Effect of Zn2P2O7 additive on the electrical breakdown strength and energy storage properties of (Ba0.6Sr0.4)0.85Bi0.1TiO3 ceramics

(Ba0.6Sr0.4)0.85Bi0.1TiO3 (abbreviated as BSBT) ceramics doped with x wt% Zn2P2O7 (x = 0, 1, 5, 10, 15) were synthesized. The influence of Zn2P2O7 on microstructures and electrical properties of BSBT ceramics were studied. Microstructural observation indicated that Zn2P2O7 doping could inhibit the growth of grain and improve the microstructure homogeneity of BSBT ceramics. Dielectric measurements exhibited a relaxor-like characteristic for all samples.

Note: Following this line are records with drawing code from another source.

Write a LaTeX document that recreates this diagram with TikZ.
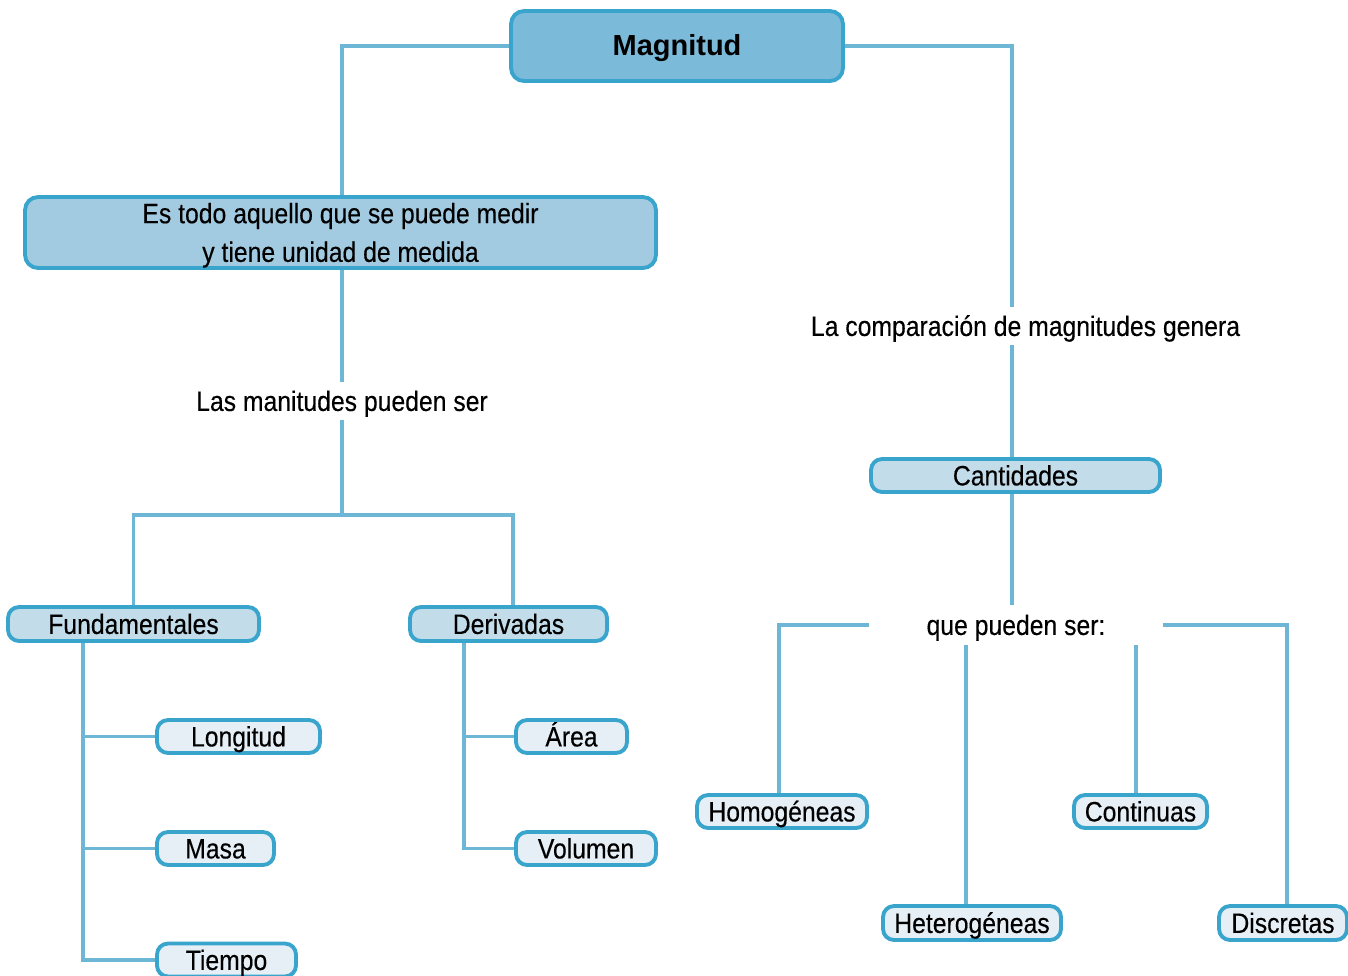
\documentclass[tikz,border=0pt]{standalone}
\usepackage{fontspec}
\setmainfont{Liberation Sans}[FakeStretch=0.88, FakeBold=0.3]
\newfontfamily\titlefont{Liberation Sans}
\definecolor{edge}{HTML}{3AA5CC}
\definecolor{wire}{HTML}{6DB6D6}
\definecolor{tone1}{HTML}{7BBAD8}
\definecolor{tone2}{HTML}{A2CBE1}
\definecolor{tone3}{HTML}{C3DCEA}
\definecolor{tone4}{HTML}{E6EFF6}
\tikzset{
  box/.style = {draw = edge, line width = 2.2pt, rounded corners = 0.22cm,
                inner sep = 0pt, text height = 14pt, text depth = 2.7pt,
                minimum height = 0.66cm},
  label/.style = {inner sep = 0pt, text height = 14pt, text depth = 2.7pt},
  link/.style = {draw = wire, line width = 1.9pt}
}
\begin{document}
\begin{tikzpicture}[x = 0.02cm, y = -0.02cm, font = \fontsize{16}{22}\selectfont]
\useasboundingbox (0,0) rectangle (1348,975);
% top level
\node[box, fill = tone1, minimum width = 6.64cm, minimum height = 1.40cm, rounded corners = 0.26cm,
      font = \titlefont\fontsize{16.5}{20}\selectfont\bfseries] at (677,46) (mag) {Magnitud};
\node[box, fill = tone2, minimum width = 12.62cm, minimum height = 1.42cm, rounded corners = 0.26cm,
      align = center, text height = 36pt, text depth = 2.6pt] at (340.5,232.5) (def)
      {Es todo aquello que se puede medir\\y tiene unidad de medida};
\node[label, minimum width = 8.8cm, minimum height = 0.76cm] at (1025.5,326) (comp) {La comparación de magnitudes genera};
\node[box, fill = tone3, minimum width = 5.78cm] at (1015.5,475.5) (cant) {Cantidades};
\node[label, minimum height = 0.74cm] at (342,401) (las) {Las manitudes pueden ser};
% left branch
\node[box, fill = tone3, minimum width = 5.02cm, minimum height = 0.68cm] at (133.5,624) (fund) {Fundamentales};
\node[box, fill = tone3, minimum width = 3.94cm, minimum height = 0.68cm] at (508.5,624) (der) {Derivadas};
\node[box, fill = tone4, minimum width = 3.26cm] at (238.5,736.5) (long) {Longitud};
\node[box, fill = tone4, minimum width = 2.34cm] at (215.5,848.5) (masa) {Masa};
\node[box, fill = tone4, minimum width = 2.78cm] at (226.5,960) (tiem) {Tiempo};
\node[box, fill = tone4, minimum width = 2.22cm] at (571.5,736.5) (area) {Área};
\node[box, fill = tone4, minimum width = 2.80cm] at (586,848.5) (vol) {Volumen};
% right branch
\node[label, minimum width = 5.88cm, minimum height = 0.80cm] at (1016,625) (que) {que pueden ser:};
\node[box, fill = tone4, minimum width = 3.40cm] at (782,811.5) (homo) {Homogéneas};
\node[box, fill = tone4, minimum width = 2.66cm] at (1140.5,811.5) (cont) {Continuas};
\node[box, fill = tone4, minimum width = 3.56cm, minimum height = 0.68cm] at (972,923) (het) {Heterogéneas};
\node[box, fill = tone4, minimum width = 2.56cm, minimum height = 0.68cm] at (1283,923) (disc) {Discretas};
\coordinate (split) at (342,515);
\coordinate (fb) at (83,0);
\coordinate (db) at (464,0);
\coordinate (cb) at (1012,0);
% connectors
\draw[link] (mag.west) -| (def.north -| split);
\draw[link] (mag.east) -| (cb |- comp.north);
\draw[link] (cb |- comp.south) -- (cb |- cant.north);
\draw[link] (def.south -| split) -- (las.north);
\draw[link] (las.south) -- (split);
\draw[link] (fund.north) |- (split) -| ([xshift = 2.5pt]der.north);
\draw[link] (fb |- fund.south) |- (tiem.west);
\draw[link] (fb |- long.west) -- (long.west);
\draw[link] (fb |- masa.west) -- (masa.west);
\draw[link] (db |- der.south) |- (vol.west);
\draw[link] (db |- area.west) -- (area.west);
\draw[link] (cb |- cant.south) -- (cb |- que.north);
\draw[link] (que.west) -| ([xshift = -1.7pt]homo.north);
\draw[link] ([xshift = -3.4pt]que.south -| het.north) -- ([xshift = -3.4pt]het.north);
\draw[link] ([xshift = -2.5pt]que.south -| cont.north) -- ([xshift = -2.5pt]cont.north);
\draw[link] (que.east) -| ([xshift = 2.3pt]disc.north);
\end{tikzpicture}
\end{document}
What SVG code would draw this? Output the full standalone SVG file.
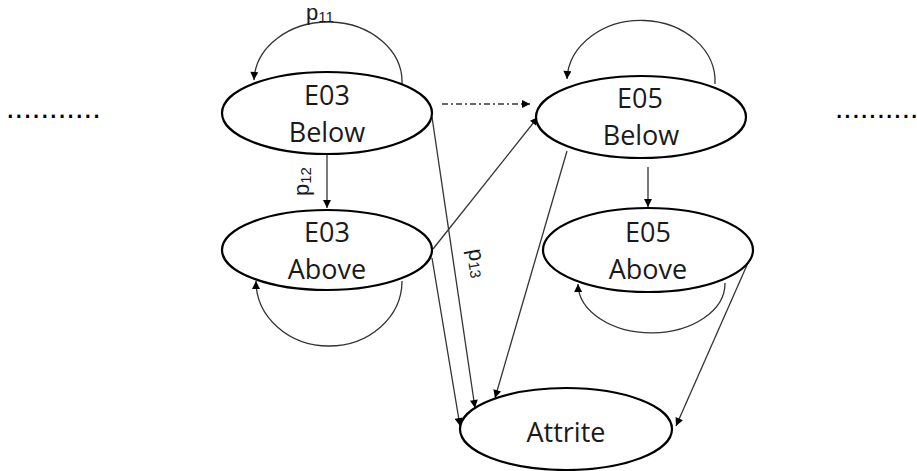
<svg xmlns="http://www.w3.org/2000/svg" width="917" height="471" viewBox="0 0 917 471">
  <style>
    .state { fill: #ffffff; stroke: #000000; stroke-width: 2.2; }
    .lbl { font-family: "Open Sans", "Liberation Sans", sans-serif; font-size: 27px; fill: #1a1a1a; text-anchor: middle; }
    .edge { fill: none; stroke: #333333; stroke-width: 1.3; }
    .arr { marker-end: url(#head); }
    .dashdot { stroke-dasharray: 6 3 2 3; }
    .p { font-family: "Liberation Sans", "Open Sans", sans-serif; fill: #1a1a1a; font-size: 22px; }
    .sub { font-size: 15px; }
    .dots { font-family: "Liberation Sans", sans-serif; fill: #000000; }
  </style>
  <defs>
    <marker id="head" viewBox="0 0 10 10" refX="10" refY="5" markerWidth="9" markerHeight="8" markerUnits="userSpaceOnUse" orient="auto">
      <path d="M0,0 L10,5 L0,10 z" fill="#000000"/>
    </marker>
  </defs>

  <rect width="917" height="471" fill="#ffffff"/>

  <!-- continuation dots on either side -->
  <text class="dots" x="6" y="118" font-size="31">...........</text>
  <text class="dots" x="835" y="118" font-size="30">..........</text>

  <!-- connectors -->
  <g id="connectors">
    <!-- self loops -->
    <path class="edge arr" d="M402,84 A74,60 0 0 0 254,80"/>
    <path class="edge arr" d="M402,281 A73,65 0 0 1 256,281"/>
    <path class="edge arr" d="M715,84 A74,61 0 0 0 567,79"/>
    <path class="edge arr" d="M725,283 A73,49 0 0 1 578,284"/>
    <!-- E03 Below -> E03 Above -->
    <line class="edge arr" x1="327" y1="155" x2="327" y2="208"/>
    <!-- E03 Below -> E05 Below (dash-dot) -->
    <line class="edge arr dashdot" x1="442" y1="104" x2="530" y2="104"/>
    <!-- E03 Above -> E05 Below -->
    <line class="edge arr" x1="433" y1="249" x2="538" y2="117"/>
    <!-- E03 Below -> Attrite -->
    <line class="edge arr" x1="432" y1="117" x2="475" y2="408"/>
    <!-- E03 Above -> Attrite -->
    <line class="edge arr" x1="432" y1="258" x2="460" y2="426"/>
    <!-- E05 Below -> Attrite -->
    <line class="edge arr" x1="567" y1="151" x2="495" y2="398"/>
    <!-- E05 Below -> E05 Above -->
    <line class="edge arr" x1="648" y1="167" x2="648" y2="207"/>
    <!-- E05 Above -> Attrite -->
    <line class="edge arr" x1="751" y1="256" x2="676" y2="426"/>

    <!-- transition probability labels -->
    <text class="p" x="306" y="20">p<tspan class="sub" dy="2">11</tspan></text>
    <text class="p" transform="translate(309,196) rotate(-90)">p<tspan class="sub" dy="2">12</tspan></text>
    <text class="p" transform="translate(468,250) rotate(80)">p<tspan class="sub" dy="2">13</tspan></text>
  </g>

  <g id="e03-below">
    <ellipse class="state" cx="327" cy="113" rx="105" ry="41"/>
    <text class="lbl" x="327" y="105">E03</text>
    <text class="lbl" x="327" y="142">Below</text>
  </g>

  <g id="e03-above">
    <ellipse class="state" cx="327" cy="250" rx="105" ry="40"/>
    <text class="lbl" x="327" y="242">E03</text>
    <text class="lbl" x="327" y="279">Above</text>
  </g>

  <g id="e05-below">
    <ellipse class="state" cx="641" cy="117" rx="105" ry="41"/>
    <text class="lbl" x="640" y="108">E05</text>
    <text class="lbl" x="641" y="145">Below</text>
  </g>

  <g id="e05-above">
    <ellipse class="state" cx="648" cy="250" rx="105" ry="42"/>
    <text class="lbl" x="648" y="242">E05</text>
    <text class="lbl" x="648" y="279">Above</text>
  </g>

  <g id="attrite">
    <ellipse class="state" cx="566" cy="429" rx="106" ry="41"/>
    <text class="lbl" x="566" y="442">Attrite</text>
  </g>
</svg>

Breakdown strength measurements indicated that undoped BSBT ceramics owned a breakdown strength of 122 kV/cm. However, with increasing Zn2P2O7 content, the breakdown strength enhanced monotonously, and the maximum breakdown strength reached 326 kV/cm at x = 15. Meanwhile, the energy storage efficiency was improved greatly by Zn2P2O7 addition. The results suggest that BSBT ceramics doped with Zn2P2O7 could be taken for a candidate for energy storage applications. In addition, the correlation between energy storage efficiency and interface polarization was qualitatively discussed by complex impedance spectra.